Nothing in the data should change when you return it, but leave the pictures out.
** Start Information supplied **
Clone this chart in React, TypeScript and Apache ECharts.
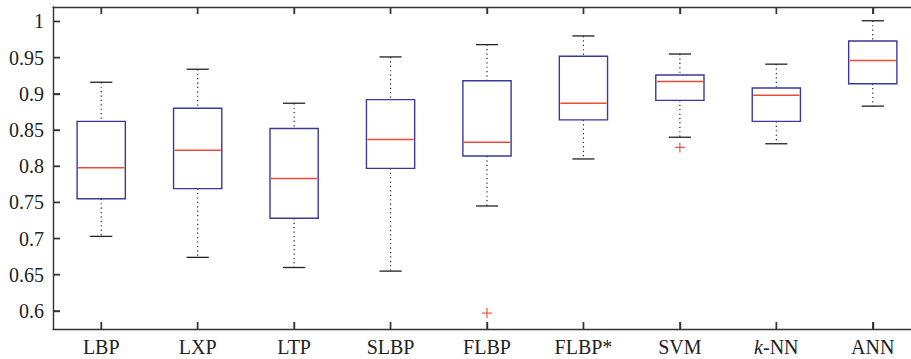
import React, { useEffect, useRef } from "react";
import * as echarts from "echarts";

const categories = ["LBP", "LXP", "LTP", "SLBP", "FLBP", "FLBP*", "SVM", "k-NN", "ANN"];
const lowerWhisker = [0.703, 0.674, 0.66, 0.655, 0.745, 0.81, 0.84, 0.831, 0.883];
const q1 = [0.755, 0.769, 0.728, 0.797, 0.814, 0.864, 0.891, 0.862, 0.914];
const median = [0.798, 0.822, 0.783, 0.837, 0.833, 0.887, 0.917, 0.898, 0.946];
const q3 = [0.862, 0.88, 0.852, 0.892, 0.918, 0.952, 0.926, 0.908, 0.973];
const upperWhisker = [0.916, 0.934, 0.887, 0.951, 0.968, 0.98, 0.955, 0.941, 1.001];
const outlierCategory = [4, 6];
const outlierValue = [0.597, 0.826];
const yTicks = [0.6, 0.65, 0.7, 0.75, 0.8, 0.85, 0.9, 0.95, 1];

const FONT = "Liberation Serif";
const AXIS_COLOR = "#333333";
const BOX_COLOR = "#3c389c";
const MED_COLOR = "#ee4a35";
const Y_MIN = 0.575;
const Y_MAX = 1.02;

export default function App() {
  const ref = useRef<HTMLDivElement>(null);
  useEffect(() => {
    if (!ref.current) return;
    const chart = echarts.init(ref.current, null, { renderer: "svg" });
    const boxData = categories.map((_, i) => [i, lowerWhisker[i], q1[i], median[i], q3[i], upperWhisker[i]]);
    const outData = outlierCategory.map((c, i) => [c, outlierValue[i]]);
    const mkLine = () => ({ show: true, onZero: false, lineStyle: { color: AXIS_COLOR, width: 1.4 } });
    const mkTick = (extra: any = {}) => ({ show: true, inside: true, length: 7, lineStyle: { color: AXIS_COLOR, width: 1.4 }, ...extra });
    chart.setOption({
      animation: false,
      grid: { left: 53, right: 0, top: 7, bottom: 30, containLabel: false },
      xAxis: [
        {
          type: "category",
          data: categories,
          position: "bottom",
          axisLine: mkLine(),
          axisTick: mkTick({ alignWithLabel: true, interval: 0 }),
          axisLabel: {
            interval: 0,
            margin: 8,
            fontFamily: FONT,
            fontSize: 20,
            color: "#222",
            formatter: (v: string) => (v === "k-NN" ? "{i|k}{n|-NN}" : "{n|" + v + "}"),
            rich: {
              i: { fontFamily: FONT, fontSize: 20, fontStyle: "italic", color: "#222" },
              n: { fontFamily: FONT, fontSize: 20, color: "#222" },
            },
          },
          splitLine: { show: false },
        },
        {
          type: "category",
          data: categories,
          position: "top",
          axisLine: mkLine(),
          axisTick: mkTick({ alignWithLabel: true, interval: 0 }),
          axisLabel: { show: false },
          splitLine: { show: false },
        },
      ],
      yAxis: [
        {
          type: "value",
          min: Y_MIN,
          max: Y_MAX,
          position: "left",
          axisLine: mkLine(),
          splitLine: { show: false },
          axisTick: mkTick({ customValues: yTicks }),
          axisLabel: {
            customValues: yTicks,
            margin: 9,
            fontFamily: FONT,
            fontSize: 20,
            color: "#222",
            formatter: (v: number) => String(Math.round(v * 100) / 100),
          },
        },
        {
          type: "value",
          min: Y_MIN,
          max: Y_MAX,
          position: "right",
          axisLine: mkLine(),
          splitLine: { show: false },
          axisTick: mkTick({ customValues: yTicks }),
          axisLabel: { show: false },
        },
      ],
      series: [
        {
          type: "custom",
          xAxisIndex: 0,
          yAxisIndex: 0,
          clip: false,
          z: 5,
          encode: { x: 0, y: [1, 2, 3, 4, 5] },
          data: boxData,
          renderItem: (params: any, api: any) => {
            const i = api.value(0);
            const lo = api.coord([i, api.value(1)]);
            const b1 = api.coord([i, api.value(2)]);
            const md = api.coord([i, api.value(3)]);
            const b3 = api.coord([i, api.value(4)]);
            const hi = api.coord([i, api.value(5)]);
            const band = api.size([1, 0])[0];
            const bw = band * 0.5;
            const cw = band * 0.23;
            const cx = md[0];
            const top = api.coord([i, Y_MAX])[1];
            const bot = api.coord([i, Y_MIN])[1];
            const leftX = cx - band * (i + 0.5);
            const rightX = cx + band * (categories.length - i - 0.5);
            const dotted = { stroke: "#222", lineWidth: 1.2, lineDash: [1.2, 3.2] };
            const solid = { stroke: "#222", lineWidth: 1.3 };
            const tk = { stroke: AXIS_COLOR, lineWidth: 1.4 };
            const children: any[] = [
              { type: "line", shape: { x1: cx, y1: bot, x2: cx, y2: bot - 7 }, style: tk },
              { type: "line", shape: { x1: cx, y1: top, x2: cx, y2: top + 7 }, style: tk },
              { type: "line", shape: { x1: cx, y1: hi[1], x2: cx, y2: b3[1] }, style: dotted },
              { type: "line", shape: { x1: cx, y1: b1[1], x2: cx, y2: lo[1] }, style: dotted },
              { type: "line", shape: { x1: cx - cw / 2, y1: hi[1], x2: cx + cw / 2, y2: hi[1] }, style: solid },
              { type: "line", shape: { x1: cx - cw / 2, y1: lo[1], x2: cx + cw / 2, y2: lo[1] }, style: solid },
              {
                type: "rect",
                shape: { x: cx - bw / 2, y: b3[1], width: bw, height: b1[1] - b3[1] },
                style: { fill: "none", stroke: BOX_COLOR, lineWidth: 1.4 },
              },
              { type: "line", shape: { x1: cx - bw / 2 + 1, y1: md[1], x2: cx + bw / 2 - 1, y2: md[1] }, style: { stroke: MED_COLOR, lineWidth: 1.5 } },
            ];
            if (i === 0) {
              yTicks.forEach((t) => {
                const y = api.coord([0, t])[1];
                children.push({ type: "line", shape: { x1: leftX, y1: y, x2: leftX + 7, y2: y }, style: tk });
                children.push({ type: "line", shape: { x1: rightX, y1: y, x2: rightX - 7, y2: y }, style: tk });
              });
            }
            return { type: "group", children };
          },
        },
        {
          type: "custom",
          xAxisIndex: 0,
          yAxisIndex: 0,
          encode: { x: 0, y: 1 },
          data: outData,
          renderItem: (params: any, api: any) => {
            const p = api.coord([api.value(0), api.value(1)]);
            const s = 5;
            const st = { stroke: MED_COLOR, lineWidth: 1.1 };
            return {
              type: "group",
              children: [
                { type: "line", shape: { x1: p[0] - s, y1: p[1], x2: p[0] + s, y2: p[1] }, style: st },
                { type: "line", shape: { x1: p[0], y1: p[1] - s, x2: p[0], y2: p[1] + s }, style: st },
              ],
            };
          },
        },
      ],
    });
    return () => chart.dispose();
  }, []);
  return <div ref={ref} style={{ position: "fixed", left: 0, top: 0, width: 921, height: 359, background: "#ffffff" }} />;
}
** End Information supplied **
◆ **Solution to this exercise**
Clone this chart in React, TypeScript and Apache ECharts.
import React, { useEffect, useRef } from "react";
import * as echarts from "echarts";

const categories = ["LBP", "LXP", "LTP", "SLBP", "FLBP", "FLBP*", "SVM", "k-NN", "ANN"];
const lowerWhisker = [0.703, 0.674, 0.66, 0.655, 0.745, 0.81, 0.84, 0.831, 0.883];
const q1 = [0.755, 0.769, 0.728, 0.797, 0.814, 0.864, 0.891, 0.862, 0.914];
const median = [0.798, 0.822, 0.783, 0.837, 0.833, 0.887, 0.917, 0.898, 0.946];
const q3 = [0.862, 0.88, 0.852, 0.892, 0.918, 0.952, 0.926, 0.908, 0.973];
const upperWhisker = [0.916, 0.934, 0.887, 0.951, 0.968, 0.98, 0.955, 0.941, 1.001];
const outlierCategory = [4, 6];
const outlierValue = [0.597, 0.826];
const yTicks = [0.6, 0.65, 0.7, 0.75, 0.8, 0.85, 0.9, 0.95, 1];

const FONT = "Liberation Serif";
const AXIS_COLOR = "#333333";
const BOX_COLOR = "#3c389c";
const MED_COLOR = "#ee4a35";
const Y_MIN = 0.575;
const Y_MAX = 1.02;

export default function App() {
  const ref = useRef<HTMLDivElement>(null);
  useEffect(() => {
    if (!ref.current) return;
    const chart = echarts.init(ref.current, null, { renderer: "svg" });
    const boxData = categories.map((_, i) => [i, lowerWhisker[i], q1[i], median[i], q3[i], upperWhisker[i]]);
    const outData = outlierCategory.map((c, i) => [c, outlierValue[i]]);
    const mkLine = () => ({ show: true, onZero: false, lineStyle: { color: AXIS_COLOR, width: 1.4 } });
    const mkTick = (extra: any = {}) => ({ show: true, inside: true, length: 7, lineStyle: { color: AXIS_COLOR, width: 1.4 }, ...extra });
    chart.setOption({
      animation: false,
      grid: { left: 53, right: 0, top: 7, bottom: 30, containLabel: false },
      xAxis: [
        {
          type: "category",
          data: categories,
          position: "bottom",
          axisLine: mkLine(),
          axisTick: mkTick({ alignWithLabel: true, interval: 0 }),
          axisLabel: {
            interval: 0,
            margin: 8,
            fontFamily: FONT,
            fontSize: 20,
            color: "#222",
            formatter: (v: string) => (v === "k-NN" ? "{i|k}{n|-NN}" : "{n|" + v + "}"),
            rich: {
              i: { fontFamily: FONT, fontSize: 20, fontStyle: "italic", color: "#222" },
              n: { fontFamily: FONT, fontSize: 20, color: "#222" },
            },
          },
          splitLine: { show: false },
        },
        {
          type: "category",
          data: categories,
          position: "top",
          axisLine: mkLine(),
          axisTick: mkTick({ alignWithLabel: true, interval: 0 }),
          axisLabel: { show: false },
          splitLine: { show: false },
        },
      ],
      yAxis: [
        {
          type: "value",
          min: Y_MIN,
          max: Y_MAX,
          position: "left",
          axisLine: mkLine(),
          splitLine: { show: false },
          axisTick: mkTick({ customValues: yTicks }),
          axisLabel: {
            customValues: yTicks,
            margin: 9,
            fontFamily: FONT,
            fontSize: 20,
            color: "#222",
            formatter: (v: number) => String(Math.round(v * 100) / 100),
          },
        },
        {
          type: "value",
          min: Y_MIN,
          max: Y_MAX,
          position: "right",
          axisLine: mkLine(),
          splitLine: { show: false },
          axisTick: mkTick({ customValues: yTicks }),
          axisLabel: { show: false },
        },
      ],
      series: [
        {
          type: "custom",
          xAxisIndex: 0,
          yAxisIndex: 0,
          clip: false,
          z: 5,
          encode: { x: 0, y: [1, 2, 3, 4, 5] },
          data: boxData,
          renderItem: (params: any, api: any) => {
            const i = api.value(0);
            const lo = api.coord([i, api.value(1)]);
            const b1 = api.coord([i, api.value(2)]);
            const md = api.coord([i, api.value(3)]);
            const b3 = api.coord([i, api.value(4)]);
            const hi = api.coord([i, api.value(5)]);
            const band = api.size([1, 0])[0];
            const bw = band * 0.5;
            const cw = band * 0.23;
            const cx = md[0];
            const top = api.coord([i, Y_MAX])[1];
            const bot = api.coord([i, Y_MIN])[1];
            const leftX = cx - band * (i + 0.5);
            const rightX = cx + band * (categories.length - i - 0.5);
            const dotted = { stroke: "#222", lineWidth: 1.2, lineDash: [1.2, 3.2] };
            const solid = { stroke: "#222", lineWidth: 1.3 };
            const tk = { stroke: AXIS_COLOR, lineWidth: 1.4 };
            const children: any[] = [
              { type: "line", shape: { x1: cx, y1: bot, x2: cx, y2: bot - 7 }, style: tk },
              { type: "line", shape: { x1: cx, y1: top, x2: cx, y2: top + 7 }, style: tk },
              { type: "line", shape: { x1: cx, y1: hi[1], x2: cx, y2: b3[1] }, style: dotted },
              { type: "line", shape: { x1: cx, y1: b1[1], x2: cx, y2: lo[1] }, style: dotted },
              { type: "line", shape: { x1: cx - cw / 2, y1: hi[1], x2: cx + cw / 2, y2: hi[1] }, style: solid },
              { type: "line", shape: { x1: cx - cw / 2, y1: lo[1], x2: cx + cw / 2, y2: lo[1] }, style: solid },
              {
                type: "rect",
                shape: { x: cx - bw / 2, y: b3[1], width: bw, height: b1[1] - b3[1] },
                style: { fill: "none", stroke: BOX_COLOR, lineWidth: 1.4 },
              },
              { type: "line", shape: { x1: cx - bw / 2 + 1, y1: md[1], x2: cx + bw / 2 - 1, y2: md[1] }, style: { stroke: MED_COLOR, lineWidth: 1.5 } },
            ];
            if (i === 0) {
              yTicks.forEach((t) => {
                const y = api.coord([0, t])[1];
                children.push({ type: "line", shape: { x1: leftX, y1: y, x2: leftX + 7, y2: y }, style: tk });
                children.push({ type: "line", shape: { x1: rightX, y1: y, x2: rightX - 7, y2: y }, style: tk });
              });
            }
            return { type: "group", children };
          },
        },
        {
          type: "custom",
          xAxisIndex: 0,
          yAxisIndex: 0,
          encode: { x: 0, y: 1 },
          data: outData,
          renderItem: (params: any, api: any) => {
            const p = api.coord([api.value(0), api.value(1)]);
            const s = 5;
            const st = { stroke: MED_COLOR, lineWidth: 1.1 };
            return {
              type: "group",
              children: [
                { type: "line", shape: { x1: p[0] - s, y1: p[1], x2: p[0] + s, y2: p[1] }, style: st },
                { type: "line", shape: { x1: p[0], y1: p[1] - s, x2: p[0], y2: p[1] + s }, style: st },
              ],
            };
          },
        },
      ],
    });
    return () => chart.dispose();
  }, []);
  return <div ref={ref} style={{ position: "fixed", left: 0, top: 0, width: 921, height: 359, background: "#ffffff" }} />;
}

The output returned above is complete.